4 Responses to “In her Met quasi-farewell Fleming strikes sparks with Garanča in new “Rosenkavalier””

  1. Posted Apr 14, 2017 at 11:10 pm by Juan Carlos Calderón

    Bravo for the boos!
    Magnificent music, epoch making singing, at the mercy of those
    who are only to eager to parade their freudian itchings!.

  2. Posted Apr 20, 2017 at 3:38 am by Leonard Ladin

    Will we ever see as perfect a Marschallin again? Vocally and acting
    to convey Strauss/Hofmensthal bittersweet reality that age does not come before beauty. Sour grapes to those unwilling to let go worn out stagings and felt necessary to vent such philistine feelings

    First ever submission to this site

  3. Posted Apr 30, 2017 at 4:43 pm by richrd grant

    I can only assume from Ladin’s (sp?) comments that either he never saw the Merrill-Ahearn production of this opera or that his tastes approximate those of Mr. Gelb and Mr. Carsen – the true Philistines here. This dystopian duo has managed to disembowel one of the great works of the lyric stage in an uninspired and brutish romp of olympian sophomoricism.

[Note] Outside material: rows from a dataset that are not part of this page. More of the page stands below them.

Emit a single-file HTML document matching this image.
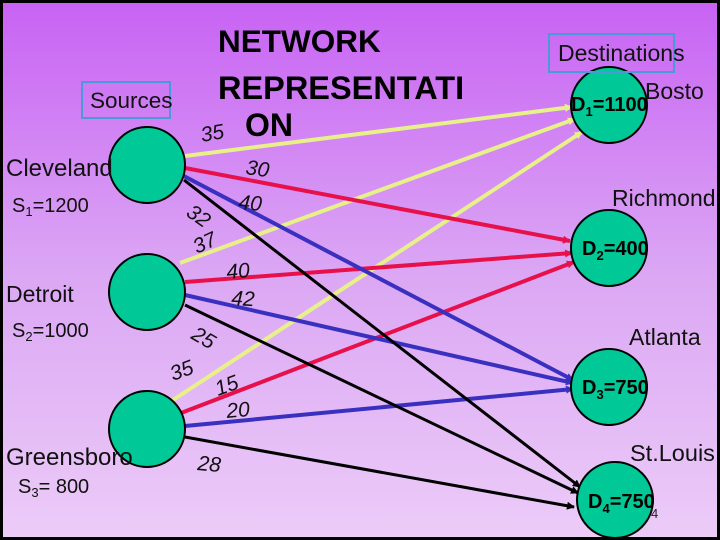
<!DOCTYPE html>
<html><head><meta charset="utf-8"><style>
html,body{margin:0;padding:0}
body{width:720px;height:540px;overflow:hidden}
svg{display:block}
text{font-family:"Liberation Sans",sans-serif}
.w{font-style:italic;font-size:21px;fill:#111}
</style></head><body>
<svg width="720" height="540" viewBox="0 0 720 540" xmlns="http://www.w3.org/2000/svg">
<defs>
<linearGradient id="bg" x1="0" y1="0" x2="0" y2="1">
<stop offset="0" stop-color="#c862f4"/>
<stop offset="0.5" stop-color="#dba6f4"/>
<stop offset="1" stop-color="#ecccf8"/>
</linearGradient>
<marker id="ay" markerWidth="8" markerHeight="8" refX="7" refY="4" orient="auto" markerUnits="userSpaceOnUse"><path d="M0,0 L8,4 L0,8z" fill="#e8f08a"/></marker>
<marker id="ar" markerWidth="8" markerHeight="8" refX="7" refY="4" orient="auto" markerUnits="userSpaceOnUse"><path d="M0,0 L8,4 L0,8z" fill="#e8104a"/></marker>
<marker id="ab" markerWidth="8" markerHeight="8" refX="7" refY="4" orient="auto" markerUnits="userSpaceOnUse"><path d="M0,0 L8,4 L0,8z" fill="#3a30c0"/></marker>
<marker id="ak" markerWidth="8" markerHeight="8" refX="7" refY="4" orient="auto" markerUnits="userSpaceOnUse"><path d="M0,0 L8,4 L0,8z" fill="#000"/></marker>
</defs>
<rect width="720" height="540" fill="url(#bg)"/>
<rect x="1.5" y="1.5" width="717" height="537" fill="none" stroke="#000" stroke-width="3"/>

<g stroke-width="4" fill="none">
<line x1="185" y1="156" x2="572" y2="107" stroke="#e8f08a" marker-end="url(#ay)"/>
<line x1="180" y1="263" x2="575" y2="119" stroke="#e8f08a" marker-end="url(#ay)"/>
<line x1="173" y1="400" x2="582" y2="132" stroke="#e8f08a" marker-end="url(#ay)"/>
<line x1="185" y1="168" x2="570" y2="241" stroke="#e8104a" marker-end="url(#ar)"/>
<line x1="185" y1="282" x2="572" y2="253" stroke="#e8104a" marker-end="url(#ar)"/>
<line x1="181" y1="413" x2="574" y2="262" stroke="#e8104a" marker-end="url(#ar)"/>
<line x1="180" y1="174" x2="573" y2="380" stroke="#3a30c0" marker-end="url(#ab)"/>
<line x1="185" y1="295" x2="573" y2="383" stroke="#3a30c0" marker-end="url(#ab)"/>
<line x1="185" y1="426" x2="573" y2="389" stroke="#3a30c0" marker-end="url(#ab)"/>
<line x1="184" y1="180" x2="580" y2="487" stroke="#000" stroke-width="3" marker-end="url(#ak)"/>
<line x1="185" y1="305" x2="578" y2="493" stroke="#000" stroke-width="3" marker-end="url(#ak)"/>
<line x1="185" y1="437" x2="574" y2="507" stroke="#000" stroke-width="3" marker-end="url(#ak)"/>
</g>

<g fill="#00c896" stroke="#000" stroke-width="2">
<circle cx="147" cy="165" r="38"/>
<circle cx="147" cy="292" r="38"/>
<circle cx="147" cy="429" r="38"/>
<circle cx="609" cy="105" r="38"/>
<circle cx="609" cy="248" r="38"/>
<circle cx="609" cy="387" r="38"/>
<circle cx="615" cy="500" r="38"/>
</g>

<text x="218" y="52" font-size="31.5" font-weight="bold">NETWORK</text>
<text x="218" y="99" font-size="32.5" font-weight="bold">REPRESENTATI</text>
<text x="245" y="136" font-size="32" font-weight="bold">ON</text>

<rect x="82" y="82" width="88" height="36" fill="none" stroke="#4a9ad8" stroke-width="2"/>
<text x="90" y="108" font-size="22.5" fill="#111">Sources</text>
<rect x="549" y="34" width="125" height="38" fill="none" stroke="#4a9ad8" stroke-width="2"/>
<text x="558" y="61" font-size="23" fill="#111">Destinations</text>

<text x="6" y="176" font-size="24" fill="#111">Cleveland</text>
<text x="12" y="212" font-size="20" fill="#111">S<tspan font-size="13" dy="4">1</tspan><tspan dy="-4">=1200</tspan></text>
<text x="6" y="302" font-size="23" fill="#111">Detroit</text>
<text x="12" y="337" font-size="20" fill="#111">S<tspan font-size="13" dy="4">2</tspan><tspan dy="-4">=1000</tspan></text>
<text x="6" y="465" font-size="24" fill="#111">Greensboro</text>
<text x="18" y="493" font-size="20" fill="#111">S<tspan font-size="13" dy="4">3</tspan><tspan dy="-4">= 800</tspan></text>

<text x="645" y="99" font-size="23" fill="#111">Bosto</text>
<text x="612" y="206" font-size="23" fill="#111">Richmond</text>
<text x="629" y="345" font-size="23" fill="#111">Atlanta</text>
<text x="630" y="461" font-size="23.5" fill="#111">St.Louis</text>

<g font-size="20" font-weight="bold" fill="#000">
<text x="571" y="111">D<tspan font-size="13" dy="5">1</tspan><tspan dy="-5">=1100</tspan></text>
<text x="582" y="255">D<tspan font-size="13" dy="5">2</tspan><tspan dy="-5">=400</tspan></text>
<text x="582" y="394">D<tspan font-size="13" dy="5">3</tspan><tspan dy="-5">=750</tspan></text>
<text x="588" y="508">D<tspan font-size="13" dy="5">4</tspan><tspan dy="-5">=750</tspan></text>
</g>
<text x="651" y="518" font-size="13" fill="#222" font-family="Liberation Serif">4</text>

<text class="w" x="202" y="142" transform="rotate(-10 202 142)">35</text>
<text class="w" x="245" y="174" transform="rotate(8 245 174)">30</text>
<text class="w" x="238" y="209" transform="rotate(5 238 209)">40</text>
<text class="w" x="185" y="215" transform="rotate(35 185 215)">32</text>
<text class="w" x="197" y="254" transform="rotate(-25 197 254)">37</text>
<text class="w" x="227" y="279" transform="rotate(-5 227 279)">40</text>
<text class="w" x="231" y="305" transform="rotate(3 231 305)">42</text>
<text class="w" x="190" y="338" transform="rotate(30 190 338)">25</text>
<text class="w" x="173" y="381" transform="rotate(-20 173 381)">35</text>
<text class="w" x="218" y="396" transform="rotate(-20 218 396)">15</text>
<text class="w" x="227" y="418" transform="rotate(-5 227 418)">20</text>
<text class="w" x="197" y="470" transform="rotate(5 197 470)">28</text>
</svg>
</body></html>
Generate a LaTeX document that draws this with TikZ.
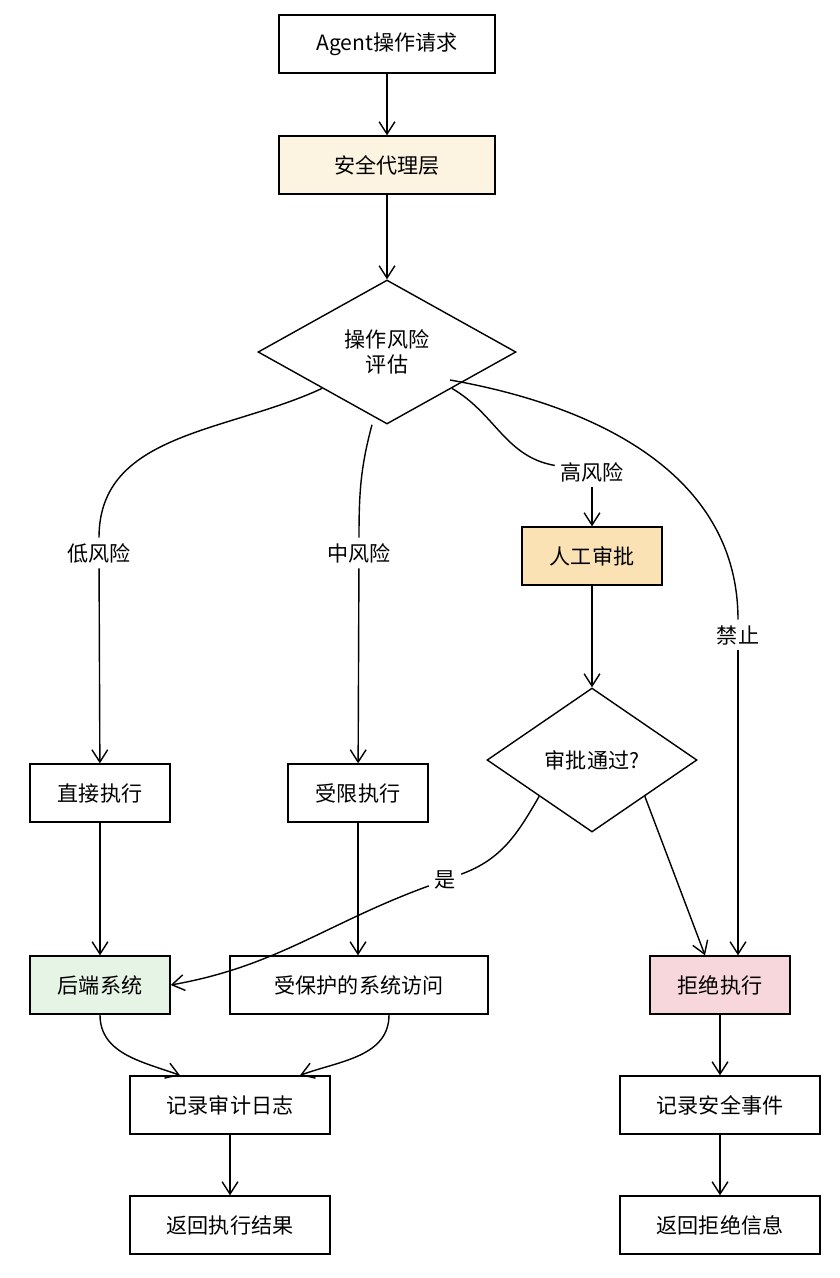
\documentclass[tikz,border=0pt]{standalone}
\usepackage{fontspec}
\setmainfont{Noto Sans CJK SC}
\usetikzlibrary{positioning, arrows.meta, shapes.geometric}

\definecolor{cream}{HTML}{FDF3E1}
\definecolor{amber}{HTML}{FBE2B5}
\definecolor{mint}{HTML}{E6F4E6}
\definecolor{rose}{HTML}{F8D7DC}

\tikzset{
  box/.style={draw=black, thick, minimum width=4.32cm, minimum height=1.16cm, font=\large},
  sbox/.style={box, minimum width=2.8cm},
  choice/.style={diamond, draw=black, thick, aspect=1.8, inner sep=1pt, align=center, font=\large},
  lbl/.style={fill=white, inner sep=3pt, font=\large},
  arr/.style={-{Straight Barb[length=7pt,width=9pt]}, thick},
  link/.style={thick}
}

\begin{document}
\begin{tikzpicture}
  \useasboundingbox (0,0) rectangle (16.8,-25.56);

  \node[box] (req) at (7.74, -0.88) {\textit{Agent}操作请求};
  \node[box, fill=cream] (proxy) at (7.74, -3.3) {安全代理层};
  \node[choice, minimum width=5.16cm, minimum height=2.88cm] (risk) at (7.74, -7.04) {操作风险\\评估};

  \node[lbl] (low) at (1.98, -11.06) {低风险};
  \node[lbl] (mid) at (7.18, -11.06) {中风险};
  \node[lbl] (high) at (11.84, -9.44) {高风险};
  \node[lbl] (ban) at (14.76, -12.7) {禁止};

  \node[sbox, fill=amber] (manual) at (11.84, -11.12) {人工审批};
  \node[choice, minimum width=4.2cm, minimum height=2.88cm] (ok) at (11.84, -15.2) {审批通过?};

  \node[sbox] (direct) at (2.0, -15.86) {直接执行};
  \node[sbox] (limit) at (7.16, -15.86) {受限执行};

  \node[sbox, fill=mint] (backend) at (2.0, -19.7) {后端系统};
  \node[box, minimum width=5.16cm] (guard) at (7.18, -19.7) {受保护的系统访问};
  \node[sbox, fill=rose] (deny) at (14.4, -19.7) {拒绝执行};

  \node[box, minimum width=4cm] (audit) at (4.6, -22.1) {记录审计日志};
  \node[box, minimum width=4cm] (result) at (4.6, -24.5) {返回执行结果};
  \node[box, minimum width=4cm] (event) at (14.4, -22.1) {记录安全事件};
  \node[box, minimum width=4cm] (reject) at (14.4, -24.5) {返回拒绝信息};

  \node[lbl] (yes) at (8.9, -17.6) {是};

  % main flow
  \draw[arr] (req) -- (proxy);
  \draw[arr] (proxy) -- (risk);

  % risk branches
  \draw[link] (risk.south west) to[out=-155, in=90] (low);
  \draw[arr] (low) -- (direct);
  \draw[link] (risk.south) ++(-0.3,0) coordinate (rm) (rm) to[out=-105, in=90] (mid);
  \draw[arr] (mid) -- (limit);
  \draw[link] (risk.south east) to[out=-30, in=170] (high);
  \draw[arr] (high) -- (manual);
  \coordinate (re) at (9.0, -7.6);
  \draw[link] (re) to[out=-10, in=90] (ban);
  \draw[arr] (ban) -- (deny.north east -| ban);

  % approval
  \draw[arr] (manual) -- (ok);
  \draw[link] (ok.south west) to[out=-120, in=20] (yes);
  \draw[arr] (yes) to[out=-160, in=10] (backend.east);
  \draw[arr] (ok.south east) -- ([xshift=-0.3cm]deny.north);

  % execution
  \draw[arr] (direct) -- (backend);
  \draw[arr] (limit) -- (limit |- guard.north);
  \draw[arr] (backend.south) to[out=-90, in=160] ([xshift=-1cm]audit.north);
  \draw[arr] ([xshift=0.6cm]guard.south) to[out=-90, in=20] ([xshift=1.4cm]audit.north);
  \draw[arr] (audit) -- (result);

  % denial
  \draw[arr] (deny) -- (event);
  \draw[arr] (event) -- (reject);
\end{tikzpicture}
\end{document}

The creators of this work lived at the beginning of the 20th Century, and possessed enough talent and skill to produce an opera that realized their vision through a work set in the 18th. It’s too bad that so many like you in the present-day opera audience lack the education and intellectual perspective to appreciate the value of this work UN-“updated” No problem, though. Once Fleming retires, the public will abandon this dog as they have the other Gelb abortions: Traviata, Tosca, Parsifal, The Ring,, Rigoletto, etc.

  4. Posted May 16, 2017 at 5:24 pm by Jonathan

    The singing was fantastic, and yet, the sum was less than the parts. As I left for home I wondered what went wrong. I have concluded that Mr. Carsen’s choices in representing pre-War Vienna were vulgar and lacked nuance, and in the same vein, Baron Ochs was staged without a drop of compassion or wit. In the end, this opera is about compassion for oneself and others as time passes relentlessly, changing our lives and the whole of society forever.